Ein Trostpflaster bleibt: Mitunter regt sich doch Widerstand, wenn es der Staat mit seiner vermeintlichen Fürsorge übertreibt. Berlin, das sich mittlerweile selbst schwer damit tut, ordnungsgemäße Wahlen durchzuführen, lieferte im September den Beleg. Der dortige Senat hatte eine 2G-Regel für Kinder beschlossen, selbst wenn für diese noch gar keine Impfempfehlung vorliegt. Der gemeinsame Restaurant-, Museums- oder Zoobesuch für Familien wäre damit ausgeschlossen worden. Was zählen schließlich schon Kinderrechte und soziale Teilhabeansprüche von Kindern, wenn Gesundheit in Zeiten wie den unsrigen das Allerwichtigste ist!? Die Regelung hielt genau einen Tag, dann musste man nachbessern. Zu groß war die Kritik von Bürgern, Verbänden und Vereinen.

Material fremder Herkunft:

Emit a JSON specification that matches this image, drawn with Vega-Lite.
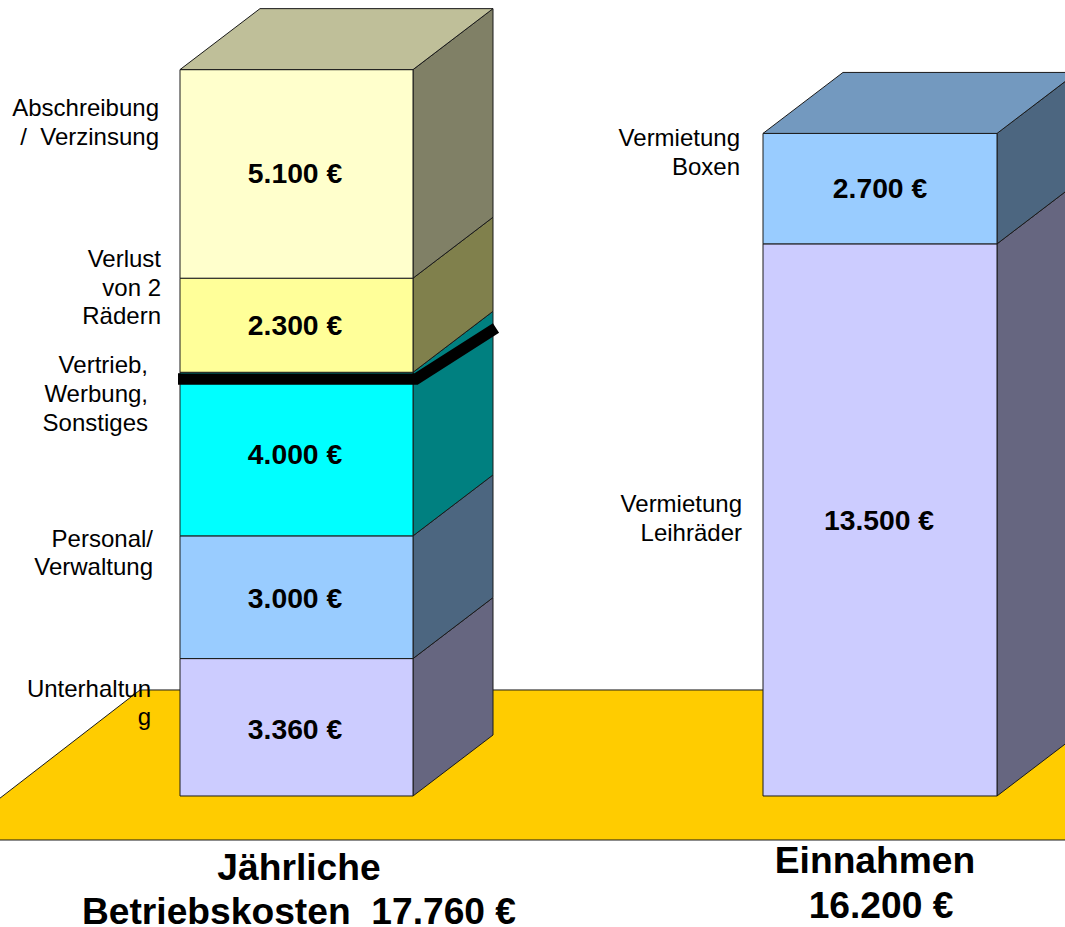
{
"$schema":"https://vega.github.io/schema/vega-lite/v6.json",
"width":1065,"height":927,"padding":0,
"autosize":{"type":"none"},
"background":"white",
"config":{"view":{"stroke":null}},
"datasets":{
"faces":[
{"face":"Boden","x":-5,"low":-1076,"high":-147},{"face":"Boden","x":140,"low":-1076,"high":2592},{"face":"Boden","x":1070,"low":-1076,"high":2592},
{"face":"Kosten Unterhaltung Seite","x":413,"low":0,"high":3360},{"face":"Kosten Unterhaltung Seite","x":493,"low":1491,"high":4851},
{"face":"Kosten Unterhaltung vorn","x":180,"low":0,"high":3360},{"face":"Kosten Unterhaltung vorn","x":413,"low":0,"high":3360},
{"face":"Kosten Personal Seite","x":413,"low":3360,"high":6360},{"face":"Kosten Personal Seite","x":493,"low":4851,"high":7851},
{"face":"Kosten Personal vorn","x":180,"low":3360,"high":6360},{"face":"Kosten Personal vorn","x":413,"low":3360,"high":6360},
{"face":"Kosten Vertrieb Seite","x":413,"low":6360,"high":10360},{"face":"Kosten Vertrieb Seite","x":493,"low":7851,"high":11851},
{"face":"Kosten Vertrieb vorn","x":180,"low":6360,"high":10360},{"face":"Kosten Vertrieb vorn","x":413,"low":6360,"high":10360},
{"face":"Kosten Verlust Seite","x":413,"low":10360,"high":12660},{"face":"Kosten Verlust Seite","x":493,"low":11851,"high":14151},
{"face":"Kosten Verlust vorn","x":180,"low":10360,"high":12660},{"face":"Kosten Verlust vorn","x":413,"low":10360,"high":12660},
{"face":"Kosten Abschreibung Seite","x":413,"low":12660,"high":17760},{"face":"Kosten Abschreibung Seite","x":493,"low":14151,"high":19251},
{"face":"Kosten Abschreibung vorn","x":180,"low":12660,"high":17760},{"face":"Kosten Abschreibung vorn","x":413,"low":12660,"high":17760},
{"face":"Kosten Deckel","x":180,"low":17760,"high":17760},{"face":"Kosten Deckel","x":260,"low":17760,"high":19251},{"face":"Kosten Deckel","x":413,"low":17760,"high":19251},{"face":"Kosten Deckel","x":493,"low":19251,"high":19251},
{"face":"Einnahmen Leihräder Seite","x":997,"low":0,"high":13500},{"face":"Einnahmen Leihräder Seite","x":1077,"low":1491,"high":14991},
{"face":"Einnahmen Leihräder vorn","x":763,"low":0,"high":13500},{"face":"Einnahmen Leihräder vorn","x":997,"low":0,"high":13500},
{"face":"Einnahmen Boxen Seite","x":997,"low":13500,"high":16200},{"face":"Einnahmen Boxen Seite","x":1077,"low":14991,"high":17691},
{"face":"Einnahmen Boxen vorn","x":763,"low":13500,"high":16200},{"face":"Einnahmen Boxen vorn","x":997,"low":13500,"high":16200},
{"face":"Einnahmen Deckel","x":763,"low":16200,"high":16200},{"face":"Einnahmen Deckel","x":843,"low":16200,"high":17691},{"face":"Einnahmen Deckel","x":997,"low":16200,"high":17691},{"face":"Einnahmen Deckel","x":1077,"low":17691,"high":17691}
],
"marker":[{"x":178,"v":10196},{"x":416,"v":10196},{"x":496,"v":11443}],
"labels":[
{"x":159,"v":16626,"t":"Abschreibung"},{"x":159,"v":15917,"t":"/\u00a0\u00a0Verzinsung"},
{"x":161,"v":12934,"t":"Verlust"},{"x":161,"v":12225,"t":"von 2"},{"x":161,"v":11540,"t":"Rädern"},
{"x":148,"v":10342,"t":"Vertrieb,"},{"x":148,"v":9633,"t":"Werbung,"},{"x":148,"v":8924,"t":"Sonstiges"},
{"x":153,"v":6088,"t":"Personal/"},{"x":153,"v":5403,"t":"Verwaltung"},
{"x":151,"v":2421,"t":"Unterhaltun"},{"x":151,"v":1736,"t":"g"},
{"x":740,"v":15892,"t":"Vermietung"},{"x":740,"v":15183,"t":"Boxen"},
{"x":742,"v":6944,"t":"Vermietung"},{"x":742,"v":6235,"t":"Leihräder"}
],
"amounts":[
{"x":295,"v":14988,"t":"5.100 €"},{"x":295,"v":11271,"t":"2.300 €"},{"x":295,"v":8117,"t":"4.000 €"},{"x":295,"v":4597,"t":"3.000 €"},{"x":295,"v":1394,"t":"3.360 €"},
{"x":880,"v":14621,"t":"2.700 €"},{"x":879,"v":6504,"t":"13.500 €"}
],
"titles":[
{"x":299,"v":-2054,"t":"Jährliche"},{"x":299,"v":-3130,"t":"Betriebskosten\u00a0\u00a017.760 €"},
{"x":875,"v":-1883,"t":"Einnahmen"},{"x":881,"v":-2983,"t":"16.200 €"}
]
},
"resolve":{"scale":{"color":"independent"}},
"layer":[
{"data":{"name":"faces"},
"mark":{"type":"area","clip":true,"stroke":"#1a1a1a","strokeWidth":1,"opacity":1},
"encoding":{
"x":{"field":"x","type":"quantitative","scale":{"domain":[0,1065],"nice":false,"zero":false},"axis":null},
"y":{"field":"low","type":"quantitative","stack":null,"scale":{"domain":[-3203,19462],"nice":false,"zero":false},"axis":null},
"y2":{"field":"high"},
"color":{"field":"face","type":"nominal","legend":null,"scale":{
"domain":["Boden","Kosten Unterhaltung Seite","Kosten Unterhaltung vorn","Kosten Personal Seite","Kosten Personal vorn","Kosten Vertrieb Seite","Kosten Vertrieb vorn","Kosten Verlust Seite","Kosten Verlust vorn","Kosten Abschreibung Seite","Kosten Abschreibung vorn","Kosten Deckel","Einnahmen Leihräder Seite","Einnahmen Leihräder vorn","Einnahmen Boxen Seite","Einnahmen Boxen vorn","Einnahmen Deckel"],
"range":["#ffcc00","#666680","#ccccff","#4c6680","#99ccff","#008080","#00ffff","#80804c","#ffff99","#808066","#ffffcc","#bfbf99","#666680","#ccccff","#4c6680","#99ccff","#7399bf"]}}
}},
{"data":{"name":"marker"},
"mark":{"type":"line","stroke":"black","strokeWidth":11.5,"strokeJoin":"miter","strokeCap":"butt"},
"encoding":{
"x":{"field":"x","type":"quantitative","scale":{"domain":[0,1065],"nice":false,"zero":false},"axis":null},
"y":{"field":"v","type":"quantitative","scale":{"domain":[-3203,19462],"nice":false,"zero":false},"axis":null}
}},
{"data":{"name":"labels"},
"mark":{"type":"text","align":"right","baseline":"alphabetic","font":"Liberation Sans","fontSize":24,"color":"#000000"},
"encoding":{
"x":{"field":"x","type":"quantitative","scale":{"domain":[0,1065],"nice":false,"zero":false},"axis":null},
"y":{"field":"v","type":"quantitative","scale":{"domain":[-3203,19462],"nice":false,"zero":false},"axis":null},
"text":{"field":"t"}
}},
{"data":{"name":"amounts"},
"mark":{"type":"text","align":"center","baseline":"alphabetic","font":"Liberation Sans","fontWeight":"bold","fontSize":28.3,"color":"#000000"},
"encoding":{
"x":{"field":"x","type":"quantitative","scale":{"domain":[0,1065],"nice":false,"zero":false},"axis":null},
"y":{"field":"v","type":"quantitative","scale":{"domain":[-3203,19462],"nice":false,"zero":false},"axis":null},
"text":{"field":"t"}
}},
{"data":{"name":"titles"},
"mark":{"type":"text","align":"center","baseline":"alphabetic","font":"Liberation Sans","fontWeight":"bold","fontSize":37.2,"color":"#000000"},
"encoding":{
"x":{"field":"x","type":"quantitative","scale":{"domain":[0,1065],"nice":false,"zero":false},"axis":null},
"y":{"field":"v","type":"quantitative","scale":{"domain":[-3203,19462],"nice":false,"zero":false},"axis":null},
"text":{"field":"t"}
}}
]
}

Staatlichkeit ja, aber kein übergriffiger Etatismus
Wer Unterstützung braucht, sollte diese erhalten. Dies gilt etwa bei Konflikten in der geschlechtlichen Identitätsentwicklung, allerdings mit der notwendigen Beratung, Sorgfalt und im Einklang mit dem Elternrecht. Es hat seinen guten Sinn, Kinder mit solchen Konflikten nicht allein zu lassen. Und zunächst einmal bleibt zu unterstellen, dass Eltern ihre Kinder im Sinne des Kindeswohls dabei erzieherisch klug und wohlwollend unterstützen. Der Staat bleibt begründungspflichtig, wenn er im Einzelfall anderes unterstellt.
Doch staatliche Eingriffe in die private Handlungsfreiheit dürfen nicht zum Regelfall erklärt werden. Allzu oft erleben wir gegenwärtig einen Etatismus, der staatliche Schutzpflichten als Freiheitsgewinn verkauft und nicht wahrhaben will, wie sehr der Einzelne dadurch unmündig und abhängig gehalten wird.

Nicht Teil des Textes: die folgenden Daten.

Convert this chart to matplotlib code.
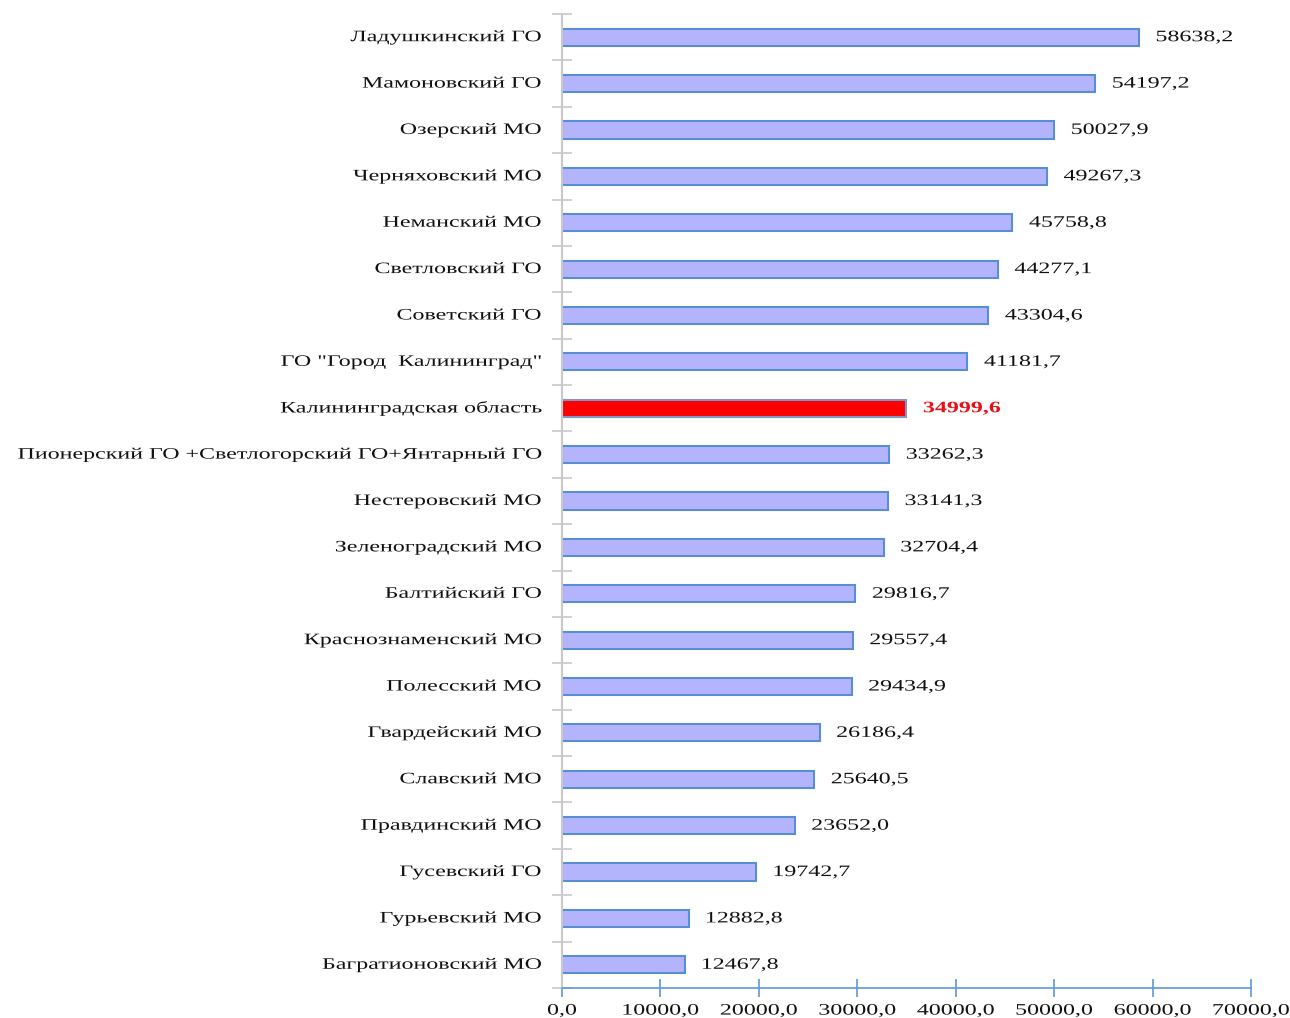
import matplotlib
matplotlib.use("Agg")
import matplotlib.pyplot as plt
from matplotlib.ticker import FixedLocator
from matplotlib.patheffects import AbstractPathEffect
from matplotlib.transforms import Affine2D, blended_transform_factory, offset_copy

categories = [
    "Ладушкинский ГО",
    "Мамоновский ГО",
    "Озерский МО",
    "Черняховский МО",
    "Неманский МО",
    "Светловский ГО",
    "Советский ГО",
    'ГО "Город  Калининград"',
    "Калининградская область",
    "Пионерский ГО +Светлогорский ГО+Янтарный ГО",
    "Нестеровский МО",
    "Зеленоградский МО",
    "Балтийский ГО",
    "Краснознаменский МО",
    "Полесский МО",
    "Гвардейский МО",
    "Славский МО",
    "Правдинский МО",
    "Гусевский ГО",
    "Гурьевский МО",
    "Багратионовский МО",
]
values = [
    58638.2, 54197.2, 50027.9, 49267.3, 45758.8, 44277.1, 43304.6, 41181.7,
    34999.6, 33262.3, 33141.3, 32704.4, 29816.7, 29557.4, 29434.9, 26186.4,
    25640.5, 23652.0, 19742.7, 12882.8, 12467.8,
]
highlight = "Калининградская область"
xticks = [0, 10000, 20000, 30000, 40000, 50000, 60000, 70000]
xtick_labels = ["0,0", "10000,0", "20000,0", "30000,0", "40000,0",
                "50000,0", "60000,0", "70000,0"]


class WideText(AbstractPathEffect):
    """Draw text glyphs widened horizontally about a chosen edge."""

    def __init__(self, sx=1.5, anchor="left"):
        super().__init__()
        self.sx = sx
        self.anchor = anchor

    def draw_path(self, renderer, gc, tpath, affine, rgbFace=None):
        ext = tpath.get_extents(affine)
        if self.anchor == "left":
            ax0 = ext.x0
        elif self.anchor == "right":
            ax0 = ext.x1
        else:
            ax0 = 0.5 * (ext.x0 + ext.x1)
        wide = affine + Affine2D().translate(-ax0, 0).scale(self.sx, 1).translate(ax0, 0)
        renderer.draw_path(gc, tpath, wide, rgbFace)


SX = 1.5
FS = 11.5
plt.rcParams["font.family"] = ["Liberation Serif", "DejaVu Serif"]

fig = plt.figure(figsize=(12.9, 10.18), dpi=100)
ax = fig.add_axes([562 / 1290, 30 / 1018, 689 / 1290, 974 / 1018])

n = len(categories)
ypos = list(range(n))
fills = ["#ff0000" if c == highlight else "#b4b4fc" for c in categories]
edges = ["#7f97c8" if c == highlight else "#5a8ed4" for c in categories]
ax.barh(ypos, values, height=0.37, color=fills, edgecolor=edges, linewidth=1.5, zorder=2)

# value labels to the right of each bar
for y, v, c in zip(ypos, values, categories):
    txt = f"{v:.1f}".replace(".", ",")
    kw = dict(va="center", ha="left", fontsize=FS,
              path_effects=[WideText(SX, "left")])
    if c == highlight:
        ax.text(v + 1700, y, txt, color="#e8101a", fontweight="bold", **kw)
    else:
        ax.text(v + 1700, y, txt, color="#111111", **kw)

# category labels to the left of the axis
lab_tr = offset_copy(blended_transform_factory(ax.transAxes, ax.transData),
                     fig=fig, x=-21, y=0, units="dots")
for y, c in zip(ypos, categories):
    ax.text(0, y, c, transform=lab_tr, ha="right", va="center", fontsize=FS,
            color="#111111", path_effects=[WideText(SX, "right")])

ax.set_ylim(n - 0.5, -0.5)
ax.set_xlim(0, 70000)

ax.set_yticks([])
ax.yaxis.set_minor_locator(FixedLocator([i - 0.5 for i in range(n + 1)]))
ax.tick_params(axis="y", which="minor", direction="inout", length=14, width=1.2,
               color="#c8c8c8")

ax.set_xticks(xticks)
ax.set_xticklabels(xtick_labels)
ax.tick_params(axis="x", direction="inout", length=13, width=1.2, color="#5b9bd5",
               labelsize=FS, labelcolor="#111111", pad=4)
for lab in ax.get_xticklabels():
    lab.set_path_effects([WideText(SX, "center")])

for side in ("top", "right"):
    ax.spines[side].set_visible(False)
ax.spines["left"].set_color("#c8c8c8")
ax.spines["left"].set_linewidth(1.5)
ax.spines["bottom"].set_color("#5b9bd5")
ax.spines["bottom"].set_linewidth(1.2)

fig.savefig("out.png", dpi=100, facecolor="white")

Dies zu erkennen, bräuchte es eine Ethik, die wieder ein rationales, nüchternes Verhältnis zum Staat entwickelt. Einer Ethik, die allzu gern von Gesellschaft redet, den Grundauftrag robuster Staatlichkeit aber aus dem Blick verloren hat, fällt dies allerdings schwer. Wir brauchen einen durchsetzungsfähigen Staat, der seinen Kernaufgaben innerer und äußerer Sicherheit gerecht wird, die Einhaltung des Rechts garantiert und in sozialen Notsituationen verlässliche Hilfe sichert. Wir brauchen aber keinen Staat, der in immer mehr gesellschaftliche Teilbereiche vordringt, die Eltern-Kind-Beziehung unterläuft und die private Handlungsfreiheit durch wohlmeinenden Paternalismus ins Gegenteil verkehrt.

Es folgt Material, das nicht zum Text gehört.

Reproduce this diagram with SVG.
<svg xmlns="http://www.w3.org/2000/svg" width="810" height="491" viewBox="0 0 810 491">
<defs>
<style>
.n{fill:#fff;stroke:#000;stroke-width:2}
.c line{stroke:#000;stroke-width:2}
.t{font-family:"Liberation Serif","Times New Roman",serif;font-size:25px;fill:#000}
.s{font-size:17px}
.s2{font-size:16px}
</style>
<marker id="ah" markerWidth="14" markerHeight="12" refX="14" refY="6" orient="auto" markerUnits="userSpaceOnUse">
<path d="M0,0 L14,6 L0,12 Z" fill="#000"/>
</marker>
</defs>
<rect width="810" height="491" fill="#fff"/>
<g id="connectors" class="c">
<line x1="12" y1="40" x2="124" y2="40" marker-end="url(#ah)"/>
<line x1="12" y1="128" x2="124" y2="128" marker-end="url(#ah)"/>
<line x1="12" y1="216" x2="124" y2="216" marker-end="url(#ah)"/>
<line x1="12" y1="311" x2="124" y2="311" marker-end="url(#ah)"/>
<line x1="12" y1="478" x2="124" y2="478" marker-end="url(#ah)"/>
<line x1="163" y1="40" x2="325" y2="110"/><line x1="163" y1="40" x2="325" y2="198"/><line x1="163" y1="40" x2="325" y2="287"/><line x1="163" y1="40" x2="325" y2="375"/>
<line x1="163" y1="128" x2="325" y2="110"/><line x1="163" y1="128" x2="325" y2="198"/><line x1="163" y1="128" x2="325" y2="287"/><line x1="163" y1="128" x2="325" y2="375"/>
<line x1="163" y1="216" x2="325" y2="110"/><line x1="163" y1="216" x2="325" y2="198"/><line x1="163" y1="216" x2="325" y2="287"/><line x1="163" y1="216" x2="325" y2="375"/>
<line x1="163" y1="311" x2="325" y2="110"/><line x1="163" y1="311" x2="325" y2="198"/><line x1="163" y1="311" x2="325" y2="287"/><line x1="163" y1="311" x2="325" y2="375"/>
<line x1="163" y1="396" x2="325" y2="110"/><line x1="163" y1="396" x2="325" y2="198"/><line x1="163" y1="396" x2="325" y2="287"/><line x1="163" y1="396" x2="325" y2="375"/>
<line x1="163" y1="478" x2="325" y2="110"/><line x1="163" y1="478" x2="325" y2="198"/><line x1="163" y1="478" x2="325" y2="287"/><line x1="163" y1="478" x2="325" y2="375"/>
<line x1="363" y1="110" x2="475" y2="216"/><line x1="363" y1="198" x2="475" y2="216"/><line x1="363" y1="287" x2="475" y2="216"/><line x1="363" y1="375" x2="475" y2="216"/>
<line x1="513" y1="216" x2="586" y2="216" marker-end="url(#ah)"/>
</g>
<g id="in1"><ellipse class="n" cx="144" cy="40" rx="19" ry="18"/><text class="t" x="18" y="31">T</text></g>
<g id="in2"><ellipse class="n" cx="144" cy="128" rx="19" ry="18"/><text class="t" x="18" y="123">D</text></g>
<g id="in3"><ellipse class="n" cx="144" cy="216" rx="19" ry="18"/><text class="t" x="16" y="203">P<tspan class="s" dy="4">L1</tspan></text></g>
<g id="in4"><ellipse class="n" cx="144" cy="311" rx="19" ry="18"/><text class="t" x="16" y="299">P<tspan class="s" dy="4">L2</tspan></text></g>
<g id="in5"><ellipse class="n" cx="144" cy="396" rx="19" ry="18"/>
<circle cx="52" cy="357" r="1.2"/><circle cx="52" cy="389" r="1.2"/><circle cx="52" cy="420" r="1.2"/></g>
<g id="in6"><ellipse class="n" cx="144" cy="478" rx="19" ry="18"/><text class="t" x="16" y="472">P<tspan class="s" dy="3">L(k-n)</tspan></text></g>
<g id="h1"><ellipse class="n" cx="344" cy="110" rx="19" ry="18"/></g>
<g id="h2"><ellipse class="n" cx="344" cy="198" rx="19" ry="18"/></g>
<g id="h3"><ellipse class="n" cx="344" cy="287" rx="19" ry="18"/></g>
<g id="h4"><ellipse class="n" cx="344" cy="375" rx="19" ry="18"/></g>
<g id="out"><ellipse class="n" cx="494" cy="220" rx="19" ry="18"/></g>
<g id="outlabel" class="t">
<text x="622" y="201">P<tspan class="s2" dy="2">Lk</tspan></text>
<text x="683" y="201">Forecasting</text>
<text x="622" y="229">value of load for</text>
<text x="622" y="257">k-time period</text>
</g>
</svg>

Zwischen beidem zu unterscheiden, braucht es in der Ethik nicht die richtige Haltung, sondern solides Methodenwissen, etwa ein klares Verständnis des Subsidiaritätsprinzips und die Kenntnis ethischer Vorzugsregeln. Eine solche Ethik muss sich versagen, bestimmte Themen, die gerade en vogue zu sein scheinen, absolut zu setzen. Und Ethik braucht ein gesundes Maß an Skepsis sich selbst gegenüber, damit sie nicht der Gefahr wohlmeinender Moralisierung erliegt: Die Ansprüche und Instrumente einer „moralischen Profession“ müssen immer wieder der ethischen Selbstkritik ausgesetzt und auf ihre Lebensdienlichkeit hin befragt werden. Nur dann wird eine normative Diszipliln erkennen, wo sich der eigene Fachdiskurs auf wissenschaftliche Moden und zeitgeistige Trends zu verengen droht. Ein übergriffiger Etatismus, der den Wert des Einzelnen verkennt und staatliche Schutzpflichten überdehnt, gehört aktuell hierzu.